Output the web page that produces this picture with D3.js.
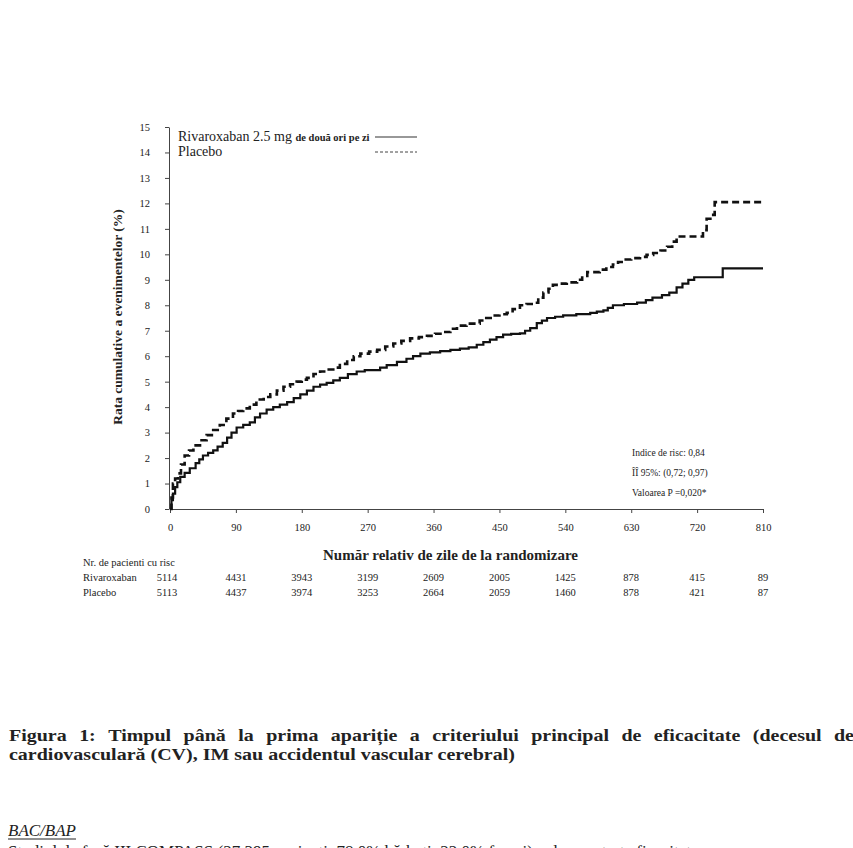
<!DOCTYPE html>
<html>
<head>
<meta charset="utf-8">
<script src="https://cdn.jsdelivr.net/npm/d3@7"></script>
<style>
  body { margin: 0; background: #fff; overflow: hidden; }
  svg { display: block; }
  text { font-family: "Liberation Serif", "Times New Roman", serif; fill: #222; }
</style>
</head>
<body>
<svg id="chart" width="853" height="848"></svg>
<script>
// Rivaroxaban curve (days, cumulative rate %)
const rivaDays = [0, 2, 4, 7, 10, 14, 20, 27, 35, 40, 45, 52, 59, 65, 72, 78, 84, 91, 100, 109, 116, 123, 132, 141, 150, 160,
  169, 178, 187, 196, 205, 214, 223, 232, 243, 255, 266, 287, 296, 310, 323, 332, 342, 355, 369, 383, 396, 408, 419, 428,
  437, 446, 455, 466, 478, 485, 492, 501, 508, 515, 526, 537, 555, 574, 583, 592, 598, 605, 620, 638, 650, 659, 672, 682,
  692, 700, 708, 716, 755, 810];
const rivaRate = [0, 0.35, 0.6, 0.86, 1.05, 1.26, 1.42, 1.6, 1.8, 1.95, 2.1, 2.2, 2.3, 2.45, 2.6, 2.8, 3.0, 3.2, 3.3, 3.4, 3.6, 3.75, 3.9, 4.0, 4.1, 4.2,
  4.35, 4.5, 4.65, 4.8, 4.88, 4.95, 5.05, 5.15, 5.3, 5.4, 5.45, 5.55, 5.65, 5.78, 5.9, 6.0, 6.1, 6.15, 6.2, 6.25, 6.3, 6.35, 6.45, 6.55,
  6.65, 6.75, 6.85, 6.88, 6.9, 7.0, 7.1, 7.3, 7.4, 7.5, 7.55, 7.6, 7.65, 7.7, 7.75, 7.8, 7.9, 8.0, 8.05, 8.1, 8.2, 8.3, 8.4, 8.5,
  8.7, 8.85, 9.0, 9.1, 9.45, 9.45];

// Placebo curve
const placeboDays = [0, 2, 4, 7, 11, 15, 20, 26, 32, 41, 50, 59, 68, 77, 86, 93, 100, 109, 118, 128, 137, 146, 155, 164, 173, 180,
  187, 196, 205, 214, 223, 232, 242, 251, 260, 272, 283, 294, 305, 316, 328, 340, 351, 362, 373, 383, 392, 405, 423, 432,
  441, 450, 460, 468, 478, 487, 496, 503, 510, 517, 523, 533, 542, 556, 563, 570, 587, 596, 605, 612, 619, 630, 642, 651,
  660, 670, 679, 686, 692, 728, 733, 742, 744, 810];
const placeboRate = [0, 0.45, 1.0, 1.2, 1.4, 1.75, 2.1, 2.3, 2.5, 2.7, 2.9, 3.1, 3.3, 3.55, 3.75, 3.85, 3.95, 4.1, 4.3, 4.4, 4.5, 4.65, 4.8, 4.9, 5.0, 5.08,
  5.15, 5.3, 5.4, 5.48, 5.55, 5.7, 5.85, 6.0, 6.1, 6.18, 6.25, 6.38, 6.5, 6.6, 6.7, 6.75, 6.8, 6.88, 6.95, 7.08, 7.2, 7.28, 7.4, 7.5,
  7.6, 7.65, 7.7, 7.85, 8.0, 8.05, 8.1, 8.3, 8.5, 8.65, 8.8, 8.85, 8.9, 9.0, 9.15, 9.3, 9.4, 9.5, 9.6, 9.7, 9.8, 9.85, 9.9, 9.98,
  10.05, 10.15, 10.3, 10.5, 10.7, 10.95, 11.4, 11.55, 12.05, 12.05];

// Ticks
const xTicks = [0, 90, 180, 270, 360, 450, 540, 630, 720, 810];
const yTicks = [0, 1, 2, 3, 4, 5, 6, 7, 8, 9, 10, 11, 12, 13, 14, 15];

// Number at risk
const riskGroups = ["Rivaroxaban", "Placebo"];
const rivaAtRisk = [5114, 4431, 3943, 3199, 2609, 2005, 1425, 878, 415, 89];
const placeboAtRisk = [5113, 4437, 3974, 3253, 2664, 2059, 1460, 878, 421, 87];

// Texts
const legendLabels = ["Rivaroxaban 2.5 mg ", "de două ori pe zi", "Placebo"];
const statsLines = ["Indice de risc: 0,84", "ÎÎ 95%: (0,72; 0,97)", "Valoarea P =0,020*"];
const yTitle = "Rata cumulative a evenimentelor (%)";
const xTitle = "Număr relativ de zile de la randomizare";
const riskTitle = "Nr. de pacienti cu risc";
const captionLine1 = "Figura 1: Timpul până la prima apariție a criteriului principal de eficacitate (decesul de";
const captionLine2 = "cardiovasculară (CV), IM sau accidentul vascular cerebral)";
const sectionTitle = "BAC/BAP";
const bodyLine = "Studiul de fază III COMPASS (27 395 pacienți, 78,0% bărbați, 22,0% femei) a demonstrat eficacitatea";

const svg = d3.select("#chart");

// Scales
const x = d3.scaleLinear().domain([0, 810]).range([170, 763]);
const y = d3.scaleLinear().domain([0, 15]).range([509, 127]);

// Y axis
const yAxis = svg.append("g")
  .attr("transform", "translate(169,0)")
  .call(d3.axisLeft(y).tickValues(yTicks).tickSize(4).tickSizeOuter(0).tickPadding(15));
yAxis.selectAll("text").style("font-size", "10.5px");
yAxis.selectAll("line, path").attr("stroke", "#444");

// X axis
const xAxis = svg.append("g")
  .attr("transform", "translate(0,509)")
  .call(d3.axisBottom(x).tickValues(xTicks).tickSize(4).tickSizeOuter(0).tickPadding(11));
xAxis.selectAll("text").style("font-size", "10.5px");
xAxis.selectAll("line, path").attr("stroke", "#444");

// Axis titles
svg.append("text")
  .attr("transform", "translate(122,317) rotate(-90)")
  .attr("text-anchor", "middle")
  .style("font-size", "13.5px")
  .style("font-weight", "bold")
  .text(yTitle);

svg.append("text")
  .attr("x", 323)
  .attr("y", 560)
  .style("font-size", "15px")
  .style("font-weight", "bold")
  .text(xTitle);

// Curves
const line = d3.line()
  .x(d => x(d[0]))
  .y(d => y(d[1]))
  .curve(d3.curveStepAfter);

svg.append("path")
  .datum(d3.zip(placeboDays, placeboRate))
  .attr("fill", "none")
  .attr("stroke", "#111")
  .attr("stroke-width", 2.6)
  .attr("stroke-dasharray", "7,4")
  .attr("d", line);

svg.append("path")
  .datum(d3.zip(rivaDays, rivaRate))
  .attr("fill", "none")
  .attr("stroke", "#111")
  .attr("stroke-width", 2.2)
  .attr("d", line);

// Legend
const leg = svg.append("text").attr("x", 178).attr("y", 141);
leg.append("tspan").style("font-size", "14px").text(legendLabels[0]);
leg.append("tspan").style("font-size", "10.5px").style("font-weight", "bold").text(legendLabels[1]);
svg.append("line")
  .attr("x1", 375).attr("x2", 417).attr("y1", 137).attr("y2", 137)
  .attr("stroke", "#333").attr("stroke-width", 1.2);

svg.append("text").attr("x", 178).attr("y", 156).style("font-size", "14px").text(legendLabels[2]);
svg.append("line")
  .attr("x1", 375).attr("x2", 417).attr("y1", 152).attr("y2", 152)
  .attr("stroke", "#444").attr("stroke-width", 1).attr("stroke-dasharray", "3,2");

// Statistics box
svg.selectAll("text.stat")
  .data(statsLines)
  .enter()
  .append("text")
  .attr("class", "stat")
  .attr("x", 632)
  .attr("y", (d, i) => 456 + i * 20)
  .style("font-size", "9.5px")
  .text(d => d);

// Number at risk table
svg.append("text").attr("x", 83).attr("y", 566).style("font-size", "10.5px").text(riskTitle);
[rivaAtRisk, placeboAtRisk].forEach((row, r) => {
  const yy = 581 + r * 15;
  svg.append("text").attr("x", 83).attr("y", yy).style("font-size", "10.5px").text(riskGroups[r]);
  svg.selectAll("text.risk" + r)
    .data(row)
    .enter()
    .append("text")
    .attr("class", "risk" + r)
    .attr("x", (d, i) => x(xTicks[i]) - (i === 0 ? 3 : 0))
    .attr("y", yy)
    .attr("text-anchor", "middle")
    .style("font-size", "10.5px")
    .text(d => d);
});

// Caption: 17px bold, stretched horizontally so line 2 spans its width; line 1 justified
const capSize = 17;
const cap = svg.append("g");
const probe = cap.append("text").style("font-size", capSize + "px").style("font-weight", "bold").text(captionLine2);
const stretch = 506 / probe.node().getComputedTextLength();
probe.remove();
cap.attr("transform", `translate(9,0) scale(${stretch},1)`);

const words = captionLine1.split(" ");
const widths = words.map(w => {
  const t = cap.append("text").style("font-size", capSize + "px").style("font-weight", "bold").text(w);
  const wd = t.node().getComputedTextLength();
  t.remove();
  return wd;
});
const span = (854 - 9) / stretch;
const gap = (span - d3.sum(widths)) / (words.length - 1);
let cx = 0;
words.forEach((w, i) => {
  cap.append("text")
    .attr("x", cx)
    .attr("y", 741)
    .style("font-size", capSize + "px")
    .style("font-weight", "bold")
    .text(w);
  cx += widths[i] + gap;
});

cap.append("text")
  .attr("x", 0)
  .attr("y", 760)
  .style("font-size", capSize + "px")
  .style("font-weight", "bold")
  .text(captionLine2);

// Section heading and cut-off body line
const sec = svg.append("text")
  .attr("x", 8)
  .attr("y", 836)
  .style("font-size", "17px")
  .style("font-style", "italic")
  .text(sectionTitle);
const secW = sec.node().getComputedTextLength();
svg.append("line")
  .attr("x1", 8).attr("x2", 8 + secW).attr("y1", 839).attr("y2", 839)
  .attr("stroke", "#222").attr("stroke-width", 1);

svg.append("text")
  .attr("x", 8)
  .attr("y", 857)
  .style("font-size", "17px")
  .text(bodyLine);
</script>
</body>
</html>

+===+

Repeat the lines exactly as they stand, from the opening line of the data through the line with "8.7, 8.85, 9.0, 9.1, 9.45, 9.45];". Pictures stay out of the copy.

Output the web page that produces this picture with D3.js.
<!DOCTYPE html>
<html>
<head>
<meta charset="utf-8">
<script src="https://cdn.jsdelivr.net/npm/d3@7"></script>
<style>
  body { margin: 0; background: #fff; overflow: hidden; }
  svg { display: block; }
  text { font-family: "Liberation Serif", "Times New Roman", serif; fill: #222; }
</style>
</head>
<body>
<svg id="chart" width="853" height="848"></svg>
<script>
// Rivaroxaban curve (days, cumulative rate %)
const rivaDays = [0, 2, 4, 7, 10, 14, 20, 27, 35, 40, 45, 52, 59, 65, 72, 78, 84, 91, 100, 109, 116, 123, 132, 141, 150, 160,
  169, 178, 187, 196, 205, 214, 223, 232, 243, 255, 266, 287, 296, 310, 323, 332, 342, 355, 369, 383, 396, 408, 419, 428,
  437, 446, 455, 466, 478, 485, 492, 501, 508, 515, 526, 537, 555, 574, 583, 592, 598, 605, 620, 638, 650, 659, 672, 682,
  692, 700, 708, 716, 755, 810];
const rivaRate = [0, 0.35, 0.6, 0.86, 1.05, 1.26, 1.42, 1.6, 1.8, 1.95, 2.1, 2.2, 2.3, 2.45, 2.6, 2.8, 3.0, 3.2, 3.3, 3.4, 3.6, 3.75, 3.9, 4.0, 4.1, 4.2,
  4.35, 4.5, 4.65, 4.8, 4.88, 4.95, 5.05, 5.15, 5.3, 5.4, 5.45, 5.55, 5.65, 5.78, 5.9, 6.0, 6.1, 6.15, 6.2, 6.25, 6.3, 6.35, 6.45, 6.55,
  6.65, 6.75, 6.85, 6.88, 6.9, 7.0, 7.1, 7.3, 7.4, 7.5, 7.55, 7.6, 7.65, 7.7, 7.75, 7.8, 7.9, 8.0, 8.05, 8.1, 8.2, 8.3, 8.4, 8.5,
  8.7, 8.85, 9.0, 9.1, 9.45, 9.45];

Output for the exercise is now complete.